Barletta team vows appeal
HAZLETON — A disappointed yet undeterred Mayor Lou Barletta called the federal ruling striking down the city’s illegal immigration law a “slip, not a fall.”
“This fight is far from over,” the mayor said Thursday. “Hazleton will not back down.”
Kris Kobach, a part of the city’s legal team that defended the Illegal Immigration Relief Act, joined Barletta on the steps of city hall about three hours after U.S. District Judge James M. Munley handed down his decision. Kobach termed the ruling “the paradigm of judicial activism,” and pledged he would argue the city’s case through the court system for free if necessary.
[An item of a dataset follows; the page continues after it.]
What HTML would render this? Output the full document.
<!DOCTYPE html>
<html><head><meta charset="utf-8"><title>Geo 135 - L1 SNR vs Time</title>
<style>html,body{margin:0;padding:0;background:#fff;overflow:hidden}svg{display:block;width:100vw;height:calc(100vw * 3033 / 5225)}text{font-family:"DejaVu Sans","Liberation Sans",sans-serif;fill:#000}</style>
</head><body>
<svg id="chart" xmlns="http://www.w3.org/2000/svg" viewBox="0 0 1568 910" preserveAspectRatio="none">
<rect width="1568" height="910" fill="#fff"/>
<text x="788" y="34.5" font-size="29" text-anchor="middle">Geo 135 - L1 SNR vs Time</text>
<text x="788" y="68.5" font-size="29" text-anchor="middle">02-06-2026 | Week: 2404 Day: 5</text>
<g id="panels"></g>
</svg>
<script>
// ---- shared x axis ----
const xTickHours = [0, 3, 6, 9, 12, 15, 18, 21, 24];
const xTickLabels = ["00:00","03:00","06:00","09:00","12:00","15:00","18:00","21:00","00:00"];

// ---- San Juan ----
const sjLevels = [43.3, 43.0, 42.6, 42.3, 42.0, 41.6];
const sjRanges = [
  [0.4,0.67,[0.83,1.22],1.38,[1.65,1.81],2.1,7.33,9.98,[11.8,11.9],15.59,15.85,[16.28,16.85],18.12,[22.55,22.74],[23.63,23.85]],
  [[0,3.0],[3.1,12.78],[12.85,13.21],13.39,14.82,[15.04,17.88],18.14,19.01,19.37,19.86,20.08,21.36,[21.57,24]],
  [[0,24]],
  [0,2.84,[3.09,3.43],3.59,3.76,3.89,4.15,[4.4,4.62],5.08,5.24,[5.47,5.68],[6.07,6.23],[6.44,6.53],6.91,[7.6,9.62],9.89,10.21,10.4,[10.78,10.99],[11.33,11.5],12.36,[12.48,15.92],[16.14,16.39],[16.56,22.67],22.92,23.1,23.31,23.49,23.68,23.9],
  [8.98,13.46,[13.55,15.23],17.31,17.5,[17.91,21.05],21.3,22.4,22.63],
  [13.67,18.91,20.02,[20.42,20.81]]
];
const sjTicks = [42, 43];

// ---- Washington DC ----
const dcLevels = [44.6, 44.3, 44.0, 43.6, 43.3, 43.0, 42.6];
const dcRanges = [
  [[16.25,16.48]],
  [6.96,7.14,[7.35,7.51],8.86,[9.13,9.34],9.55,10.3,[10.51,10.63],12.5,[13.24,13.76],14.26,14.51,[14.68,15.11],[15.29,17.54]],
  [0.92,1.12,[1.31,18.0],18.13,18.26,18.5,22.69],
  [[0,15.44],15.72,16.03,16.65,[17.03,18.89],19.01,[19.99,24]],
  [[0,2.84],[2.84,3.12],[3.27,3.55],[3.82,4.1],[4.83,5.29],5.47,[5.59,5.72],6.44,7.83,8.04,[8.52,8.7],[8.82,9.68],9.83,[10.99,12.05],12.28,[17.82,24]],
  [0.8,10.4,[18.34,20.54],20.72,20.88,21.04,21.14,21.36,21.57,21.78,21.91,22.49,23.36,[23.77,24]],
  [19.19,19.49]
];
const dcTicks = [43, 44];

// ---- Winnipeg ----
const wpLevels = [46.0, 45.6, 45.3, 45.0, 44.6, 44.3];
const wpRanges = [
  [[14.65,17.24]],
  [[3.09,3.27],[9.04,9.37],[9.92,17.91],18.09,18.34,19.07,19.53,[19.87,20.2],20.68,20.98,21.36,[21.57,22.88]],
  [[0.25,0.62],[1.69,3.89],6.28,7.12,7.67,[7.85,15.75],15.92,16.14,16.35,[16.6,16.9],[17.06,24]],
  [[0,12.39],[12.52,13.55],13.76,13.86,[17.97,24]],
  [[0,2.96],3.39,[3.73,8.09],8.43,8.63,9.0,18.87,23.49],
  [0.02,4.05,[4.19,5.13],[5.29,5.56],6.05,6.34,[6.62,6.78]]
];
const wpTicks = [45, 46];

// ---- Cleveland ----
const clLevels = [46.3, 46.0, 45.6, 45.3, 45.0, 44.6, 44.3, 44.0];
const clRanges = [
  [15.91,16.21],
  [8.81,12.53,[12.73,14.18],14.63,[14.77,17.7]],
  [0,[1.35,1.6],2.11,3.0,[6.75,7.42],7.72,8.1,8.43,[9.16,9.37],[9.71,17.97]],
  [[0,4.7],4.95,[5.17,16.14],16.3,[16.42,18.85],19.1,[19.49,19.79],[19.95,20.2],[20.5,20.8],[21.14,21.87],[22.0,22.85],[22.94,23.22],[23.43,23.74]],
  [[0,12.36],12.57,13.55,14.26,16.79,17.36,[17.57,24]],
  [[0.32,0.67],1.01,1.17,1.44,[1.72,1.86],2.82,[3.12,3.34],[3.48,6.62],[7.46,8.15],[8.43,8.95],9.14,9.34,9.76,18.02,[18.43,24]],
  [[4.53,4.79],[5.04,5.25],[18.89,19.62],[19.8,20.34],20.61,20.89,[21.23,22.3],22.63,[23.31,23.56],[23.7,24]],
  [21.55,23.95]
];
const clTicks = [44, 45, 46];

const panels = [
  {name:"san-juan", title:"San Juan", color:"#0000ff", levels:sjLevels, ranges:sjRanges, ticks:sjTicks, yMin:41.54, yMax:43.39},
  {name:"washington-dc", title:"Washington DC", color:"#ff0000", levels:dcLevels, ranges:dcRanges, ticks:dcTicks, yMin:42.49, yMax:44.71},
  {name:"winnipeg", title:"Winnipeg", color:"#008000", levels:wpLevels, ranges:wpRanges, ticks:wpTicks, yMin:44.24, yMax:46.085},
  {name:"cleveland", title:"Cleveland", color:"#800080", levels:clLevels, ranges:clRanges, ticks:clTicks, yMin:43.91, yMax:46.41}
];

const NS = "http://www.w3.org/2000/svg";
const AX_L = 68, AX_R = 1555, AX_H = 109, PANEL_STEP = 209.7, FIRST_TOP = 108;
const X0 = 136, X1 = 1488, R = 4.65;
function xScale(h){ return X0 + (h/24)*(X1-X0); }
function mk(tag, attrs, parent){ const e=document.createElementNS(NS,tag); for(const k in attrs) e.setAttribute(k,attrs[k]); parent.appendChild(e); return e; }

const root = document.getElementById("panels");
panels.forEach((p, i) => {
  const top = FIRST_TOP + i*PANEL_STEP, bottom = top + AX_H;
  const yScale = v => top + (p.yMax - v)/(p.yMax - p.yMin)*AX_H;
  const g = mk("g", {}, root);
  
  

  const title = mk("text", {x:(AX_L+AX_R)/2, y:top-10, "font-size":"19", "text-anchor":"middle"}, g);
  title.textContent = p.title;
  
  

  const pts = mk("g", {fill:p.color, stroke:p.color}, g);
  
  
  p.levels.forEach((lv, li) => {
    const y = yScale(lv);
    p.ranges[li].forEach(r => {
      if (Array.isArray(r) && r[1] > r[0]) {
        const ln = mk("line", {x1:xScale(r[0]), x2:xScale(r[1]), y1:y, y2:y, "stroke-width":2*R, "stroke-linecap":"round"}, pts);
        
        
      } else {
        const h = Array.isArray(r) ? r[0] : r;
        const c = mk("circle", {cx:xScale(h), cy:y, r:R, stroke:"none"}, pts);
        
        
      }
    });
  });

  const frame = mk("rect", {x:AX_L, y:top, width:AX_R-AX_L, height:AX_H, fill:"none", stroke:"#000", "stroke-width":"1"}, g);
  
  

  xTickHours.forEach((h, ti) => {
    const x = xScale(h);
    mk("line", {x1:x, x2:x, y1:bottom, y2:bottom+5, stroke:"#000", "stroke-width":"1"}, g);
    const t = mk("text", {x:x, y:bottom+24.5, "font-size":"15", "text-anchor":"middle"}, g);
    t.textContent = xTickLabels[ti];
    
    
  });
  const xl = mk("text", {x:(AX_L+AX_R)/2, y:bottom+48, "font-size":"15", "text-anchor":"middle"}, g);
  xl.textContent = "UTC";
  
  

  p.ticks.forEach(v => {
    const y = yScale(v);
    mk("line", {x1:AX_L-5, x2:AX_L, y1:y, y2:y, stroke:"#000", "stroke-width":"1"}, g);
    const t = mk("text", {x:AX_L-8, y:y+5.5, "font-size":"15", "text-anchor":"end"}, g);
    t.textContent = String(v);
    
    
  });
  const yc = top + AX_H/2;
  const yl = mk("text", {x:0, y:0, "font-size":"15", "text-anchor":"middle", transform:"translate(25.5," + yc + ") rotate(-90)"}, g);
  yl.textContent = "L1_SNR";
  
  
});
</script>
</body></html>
Kobach picked apart the 206-page decision. He called the ruling “extraordinary” and said it “will not stand up under appeal.”
Barletta and Kobach vowed the city will appeal the decision to the Third Circuit Court of Appeals in Philadelphia.
“Today’s decision shows the size challenge a small city like Hazleton, Pennsylvania, faces when it chooses to take on the powerful, well-funded special interest groups and lobbyists,” the mayor said. “As we have seen over the past week or so both in Hazleton and around the country, illegal immigration is a very important issue to many, many Americans. Sadly, today’s decision sends the wrong message to elected officials in Washington and elsewhere.”
The ruling did not catch the city by surprise, the mayor and his attorney said.“It was clear we were not only battling (the plaintiffs in the case), but a hostile court as well,” Kobach said.
Kobach pointed to Munley’s decision to allow 10 plaintiffs in the country illegally to file anonymous depositions rather than testify as an example. He said the decision allowed them to “do things a legal U.S. citizen cannot do.”
“A legal U.S. citizen cannot sue a city and remain anonymous,” Kobach said. “But that is what this judge has allowed in this case.”